While Rivette truncates nothing in terms of time spent observing the daily theater rehearsals, the exact nature of these unpolished sessions is never quite clear.  That is likely the case all around, as there’s never any mention of an end-goal performance, play, or exhibition of any kind.  The students are simply made to perform two and three-person scenes, always interrupted by the instructor for personal criticism.  There’s a sense that no scene will ever be “ready for prime time”, nor will any actress ever be deemed ready to move on from the very expensive course.  They are kept uneasy and made to hyper-focus on it, whether they’re gathered in class or not.  Constance, who claims to have a vast professional history in the acting world, will accept no half measures of any kind- particularly when it comes to tuition.

As intense as Constance’s classes are, their importance pales in comparison to the crime plot that emerges among the cast.  Enter Thomas (Benoît Régent), a somewhat older man whom we soon learn has ulterior motives in his conversations with the various women, particularly in his courtship of Cécile.  No sooner is a hidden key is discovered within the house than it is squirreled away.  Thomas, though, is obsessively determined to get that key.  Along the way, he drops nuggets of incriminating information about several of the women.  The truth of anything he says is up for debate, but discord is nevertheless sown.  It all points to a very public criminal case that is playing out in the local media.  Illicit seduction, as well as disparate violent attacks play out.  Yet, none of these concerns ever seem foreground.  There’s always another acting class.
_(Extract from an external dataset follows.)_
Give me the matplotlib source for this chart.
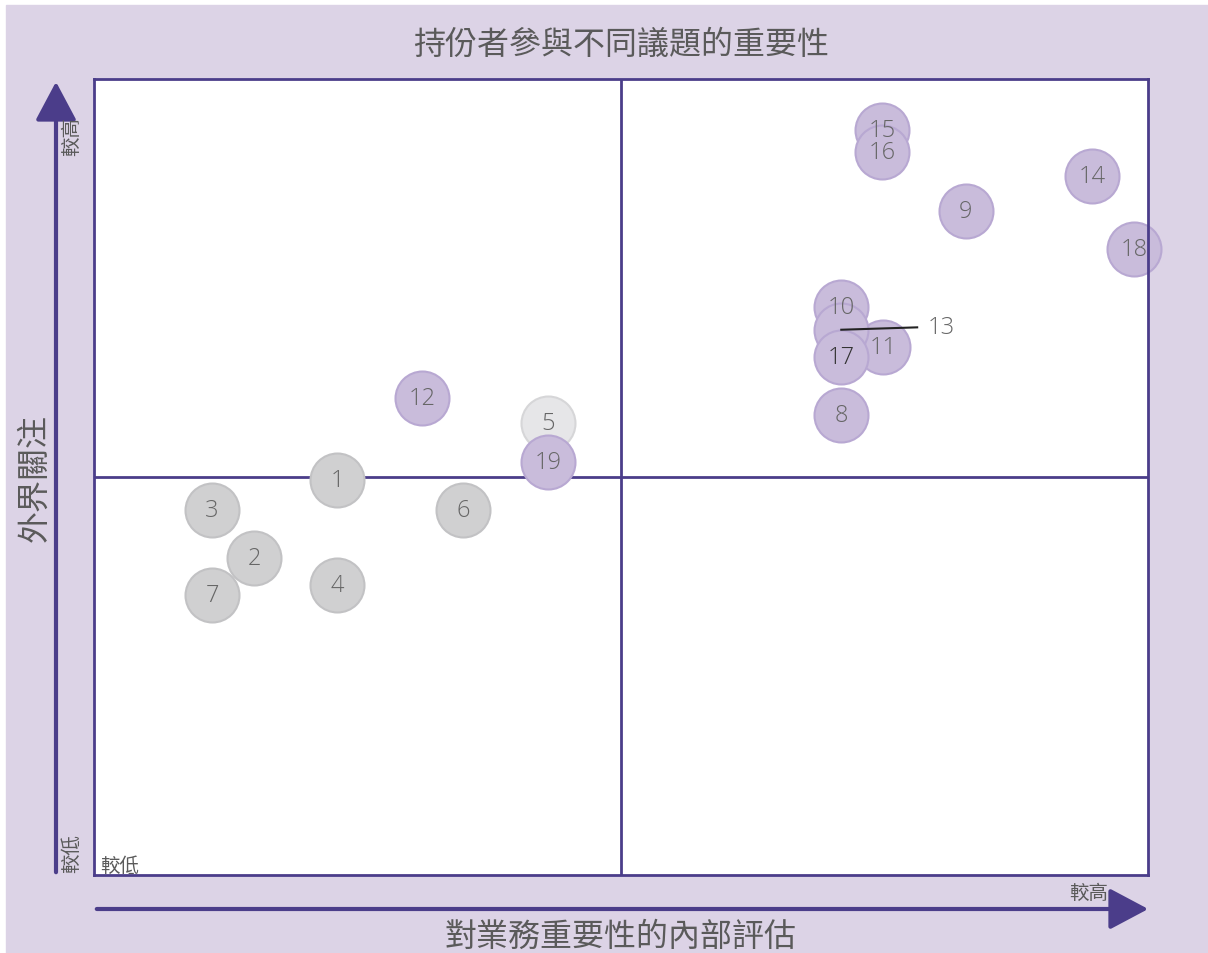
import matplotlib
matplotlib.use("Agg")
import matplotlib.pyplot as plt
from matplotlib.patches import Rectangle, FancyArrowPatch

plt.rcParams['font.family'] = ['Noto Sans CJK TC', 'DejaVu Sans']

# data (0-10 scale on both axes, midlines at 5)
ids = [1, 2, 3, 4, 5, 6, 7, 8, 9, 10, 11, 12, 13, 14, 15, 16, 17, 18, 19]
x_internal = [2.31, 1.52, 1.12, 2.31, 4.31, 3.50, 1.12, 7.09, 8.27, 7.09,
              7.49, 3.11, 7.09, 9.47, 7.48, 7.48, 7.09, 9.87, 4.31]
y_external = [4.96, 3.98, 4.59, 3.64, 5.68, 4.59, 3.52, 5.78, 8.34, 7.14,
              6.63, 5.99, 6.85, 8.78, 9.36, 9.08, 6.51, 7.86, 5.19]
group = ['g', 'g', 'g', 'g', 'l', 'g', 'g', 'p', 'p', 'p',
         'p', 'p', 'p', 'p', 'p', 'p', 'p', 'p', 'p']

title = "持份者參與不同議題的重要性"
xlabel = "對業務重要性的內部評估"
ylabel = "外界關注"
low, high = "較低", "較高"

fill = {'g': '#d0d0d1', 'l': '#e6e6e8', 'p': '#c9bcdb'}
edge = {'g': '#c2c2c4', 'l': '#d6d6d8', 'p': '#b8a8d2'}
purple = '#4b3d8a'
txt = '#5a5a5a'
num_font = ['Open Sans', 'DejaVu Sans']

W, H = 1208, 954
fig = plt.figure(figsize=(W / 100, H / 100), dpi=100)
fig.patches.append(Rectangle((6 / W, 0), 1 - 6 / W, 1 - 6 / H,
                             transform=fig.transFigure, color='#dcd3e6', zorder=-10))

# plot area in pixels: x 94..1148, y 80..876 (from top)
ax = fig.add_axes([94 / W, 1 - 876 / H, (1148 - 94) / W, (876 - 80) / H])
ax.set_facecolor('white')
ax.set_xlim(0, 10)
ax.set_ylim(0, 10)
ax.set_xticks([])
ax.set_yticks([])
for s in ax.spines.values():
    s.set_color(purple)
    s.set_linewidth(2)
ax.axvline(5, color=purple, lw=2, zorder=1)
ax.axhline(5, color=purple, lw=2, zorder=1)

for i in range(len(ids)):
    g = group[i]
    ax.scatter(x_internal[i], y_external[i], s=1510, c=fill[g], edgecolors=edge[g],
               linewidths=1.5, zorder=2 + i * 0.01, clip_on=False)
    if ids[i] == 13:
        continue
    col = '#333333' if ids[i] == 17 else '#666666'
    ax.text(x_internal[i], y_external[i], str(ids[i]), ha='center', va='center',
            fontsize=17, color=col, zorder=5, family=num_font, fontweight='light')

# callout for 13
i13 = ids.index(13)
ax.plot([x_internal[i13], x_internal[i13] + 0.72], [y_external[i13], y_external[i13] + 0.03],
        color='#222222', lw=1.5, zorder=4)
ax.text(x_internal[i13] + 0.82, y_external[i13] + 0.03, "13", ha='left', va='center',
        fontsize=17, color='#666666', family=num_font, fontweight='light')

# axis arrows
fig.add_artist(FancyArrowPatch(
    (56 / W, 1 - 876 / H), (56 / W, 1 - 80 / H), transform=fig.transFigure,
    arrowstyle='-|>,head_length=1.6,head_width=0.85', mutation_scale=15,
    color=purple, lw=3))
fig.add_artist(FancyArrowPatch(
    (94 / W, 1 - 910 / H), (1151 / W, 1 - 910 / H), transform=fig.transFigure,
    arrowstyle='-|>,head_length=1.6,head_width=0.85', mutation_scale=15,
    color=purple, lw=3))

fig.text(621 / W, 1 - 45 / H, title, ha='center', va='center', fontsize=23,
         color=txt, fontweight='light')
fig.text(621 / W, 1 - 937 / H, xlabel, ha='center', va='center', fontsize=23,
         color=txt, fontweight='light')
fig.text(35 / W, 1 - 478 / H, ylabel, ha='center', va='center', fontsize=23,
         color=txt, rotation=90, fontweight='light')

fig.text(72 / W, 1 - 117 / H, high, ha='center', va='top', fontsize=14,
         color=txt, rotation=90, fontweight='light')
fig.text(72 / W, 1 - 873 / H, low, ha='center', va='bottom', fontsize=14,
         color=txt, rotation=90, fontweight='light')
fig.text(100 / W, 1 - 866 / H, low, ha='left', va='center', fontsize=14,
         color=txt, fontweight='light')
fig.text(1108 / W, 1 - 893 / H, high, ha='right', va='center', fontsize=14,
         color=txt, fontweight='light')

fig.savefig('out.png', dpi=100)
Cohen Media Group (via Kino Lorber) launches its impressive run of at least four new Rivette restorations with The Gang of Four.  Visually, the movie maintains a truly filmic patina common and appropriate for French films of its era.  Although the handful of environments of the movie are as mundane as they come, a closer examination of the use of color (often bright, often glossy) reveals a devoted visual intentionality.  The same holds true of the wardrobes of the characters, often baggy and blah except for the solid colors.

Besides a trailer for the film’s recent re-release, the Cohen Blu-ray’s only other bonus feature is an audio commentary track by Richard Peña, who is Director Emeritus of the New York Film Festival and Professor of Film and Media Studies at Columbia University.  One is hesitant to call this a “feature-length” commentary, as Peña is quite liberal with swaths of silence in between his observations.  While a bit of deliberate pacing is understandable in light of The Gang of Four’s running time, Peña pushes even that, with regular gaps long enough that one regularly forgets that an audio commentary is playing.  When he does have something to say, it alternates between the kind of enlightening observations you wish he’d have more of, and casual narration of what’s on screen. 

The elusive key to The Gang of Four (not to be confused with the missing key) appears to be baked into its telling.  Rivette identifies with his female antagonist, Constance in that he’s determined to keep viewers on their toes but perpetually off balance with this film.  Most definitive details are left for us to grapple with.  All the while, Rivette’s camera and editing never settle into anything resembling a comfortable flow or pattern.  Yet, the attacking of the day-to-day acting obsessions do nothing to thwart the overwhelmingly humdrum existence that is the ultimate inescapable element.  It is in this cagey, confident formalism that Rivette’s New Wave connections remain alive and well.  This Paris, however, belongs to no one.